I wonder what Ezekiel thought when God set him down in the middle of a body farm of sorts in our story today.
I. Sometimes God shows up in unlikely places
The hand of the Lord was upon me, and he brought me out by the Spirit of the Lord and set me down in the middle of a valley; it was full of bones. He led me back and forth among them and I saw a great many bones on the floor of the valley, bones that were very dry. Ezekiel 37:1-2
The story begins with the “hand of the Lord” taking Ezekiel and transporting him to a valley strewn with dry bones. God is the initiator of the action and the implication is that in bringing him “by the Spirit,” God was giving Ezekiel a vision.
In his vision, God did not take Ezekiel up onto a high mountain overlooking a valley strewn with bones, thus giving him a panoramic view of things. God took Ezekiel down into a valley and had him walk among the dry bones. That says something about the way God works. God made sure Ezekiel got an up-close and personal view of things. Then God took Ezekiel on a walking tour back and forth so he could see just how desiccated and disjointed the bones were.
Between the years of 1975 and 1979 the Khmer Rouge regime under the leadership of Pol Pot killed and buried upwards to 2.5 million people in Cambodia. There are at least 20,000 identified mass grave sites. If you saw The Killing Fields you may recall the vivid images of skeletal remains exposed by heavy rainfall along the path of Dith Pran as he walked to escape the murderous Khmer Rouge.
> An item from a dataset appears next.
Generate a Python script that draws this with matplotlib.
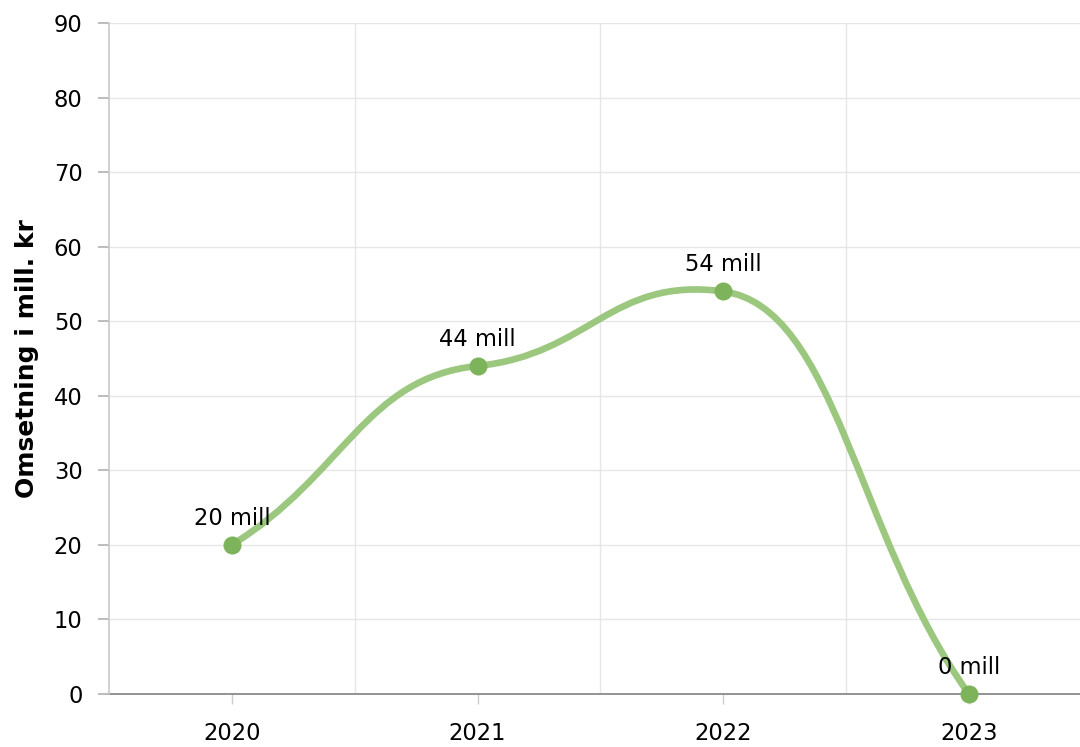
import matplotlib
matplotlib.use("Agg")
import matplotlib.pyplot as plt
from matplotlib.path import Path
from matplotlib.patches import PathPatch
import numpy as np

categories = ["2020", "2021", "2022", "2023"]
values = [20, 44, 54, 0]
labels = ["20 mill", "44 mill", "54 mill", "0 mill"]
y_ticks = [0, 10, 20, 30, 40, 50, 60, 70, 80, 90]
y_label = "Omsetning i mill. kr"

LINE_COLOR = "#9bc87e"
MARKER_COLOR = "#7db45b"

plt.rcParams['font.family'] = ['DejaVu Sans']

fig = plt.figure(figsize=(10.8, 7.47), dpi=100)
ax = fig.add_axes([109/1080, 1-694/747, (1091.75-109)/1080, (694-23)/747])

xs = np.arange(len(categories), dtype=float)
ys = np.array(values, dtype=float)


def smooth_path(xs, ys, k_int=0.2, k_end=0.85, c=0.46):
    """Cubic Bezier spline with damped tangents."""
    n = len(xs)
    m = np.zeros(n)
    for i in range(n):
        if i == 0:
            m[i] = k_end * (ys[1] - ys[0]) / (xs[1] - xs[0])
        elif i == n - 1:
            m[i] = k_end * (ys[-1] - ys[-2]) / (xs[-1] - xs[-2])
        else:
            m[i] = k_int * (ys[i+1] - ys[i-1]) / (xs[i+1] - xs[i-1])
    verts = [(xs[0], ys[0])]
    codes = [Path.MOVETO]
    for i in range(n - 1):
        w = xs[i+1] - xs[i]
        verts += [(xs[i] + c*w, ys[i] + m[i]*c*w),
                  (xs[i+1] - c*w, ys[i+1] - m[i+1]*c*w),
                  (xs[i+1], ys[i+1])]
        codes += [Path.CURVE4]*3
    return Path(verts, codes)


path = smooth_path(xs, ys)
ax.add_patch(PathPatch(path, facecolor="none", edgecolor=LINE_COLOR, lw=4.8,
                       capstyle="round", joinstyle="round", zorder=3, clip_on=False))
ax.plot(xs, ys, linestyle="none", marker="o", markersize=13, color=MARKER_COLOR,
        markeredgewidth=0, zorder=4, clip_on=False)

for x, y, t in zip(xs, ys, labels):
    ax.annotate(t, (x, y), xytext=(0, 11), textcoords="offset points",
                ha="center", va="bottom", fontsize=16.3, color="#000000", zorder=5)

ax.set_xlim(-0.5, len(categories)-0.5)
ax.set_ylim(0, 90)
ax.set_yticks(y_ticks)
ax.set_yticklabels([str(v) for v in y_ticks], fontsize=16.3)
ax.set_xticks(xs)
ax.set_xticklabels(categories, fontsize=16.3)

# gridlines
for v in y_ticks[1:]:
    ax.axhline(v, color="#e6e6e6", lw=1, zorder=1)
for b in np.arange(-0.5, len(categories), 1.0)[1:]:
    ax.axvline(b, color="#e6e6e6", lw=1, zorder=1)

for s in ["top", "right"]:
    ax.spines[s].set_visible(False)
ax.spines["left"].set_color("#c8c8c8")
ax.spines["left"].set_linewidth(1.2)
ax.spines["bottom"].set_color("#808080")
ax.spines["bottom"].set_linewidth(1.2)
ax.spines["bottom"].set_zorder(2)

ax.tick_params(axis="y", length=8, width=1.2, color="#b0b0b0", pad=11)
ax.tick_params(axis="x", length=7, width=1, color="#cccccc", pad=13)

ax.set_ylabel(y_label, fontsize=18, fontweight="bold", labelpad=11)

fig.savefig("out.png", dpi=100, facecolor="white")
Nearly every day we hear of another mass grave discovery along the U.S. – Mexican border region. The Christian Science Monitor reported that 60 bodies were discovered by authorities about 80 miles south of Brownsville, Texas… evidence of the ongoing conflict between Mexico’s violent drug gangs. (Sara Miller and Nacha Cattan, Staff Writer and Correspondent, Mexico mass graves add fuel to public’s anger over drug war, The Christian Science Monitor, April 7, 2011)
Recently the remains of dozens of Jews who were killed by Romanian troops during the holocaust were discovered in a mass grave. On April 6 the victims were reburied in a Jewish cemetery. (JTA, Holocaust Victims Reburied in Romanian Jewish Cemetery, April 6, 2011)
On April 9 the Herald Sun reported, “Mass Graves Discovered in Ivory Coast.” UN human rights investigators have found more than 100 bodies in the past 24 hours in western Ivory Coast… evidence of ethnically motivated killings. The story is repeated in Mugabe’s Zimbabwe and elsewhere on the African Continent.
In his vision, God took Ezekiel to just such a scene of horrific death of catastrophic proportions. The bones of the dead were strewn across the floor of a great valley. The victims were never buried. They were simply left where they fell to be picked clean by buzzards and for their bones to bleach in sun.
This is truly an unlikely thing for God to do. Ezekiel had been a priest in back in the day before Judah was carted off into exile to Babylon. Now he was a priest turned prophet. The time was around 600 years before the birth of Jesus Christ. The Old Testament Law of Moses was all Ezekiel had ever known… and God takes him to a valley strewn with the remains of the long dead.
The fact that God took him to a a plain or an expansive valley must have been shocking to Ezekiel. The place to which God took him was obviously not Israel and by all appearances it was ancient Mesopotamia… it looked very much like modern day Iraq. This had to be off-putting to Ezekiel and to any good Jew who believed God made his home in Jerusalem. What was God doing in a pagan place.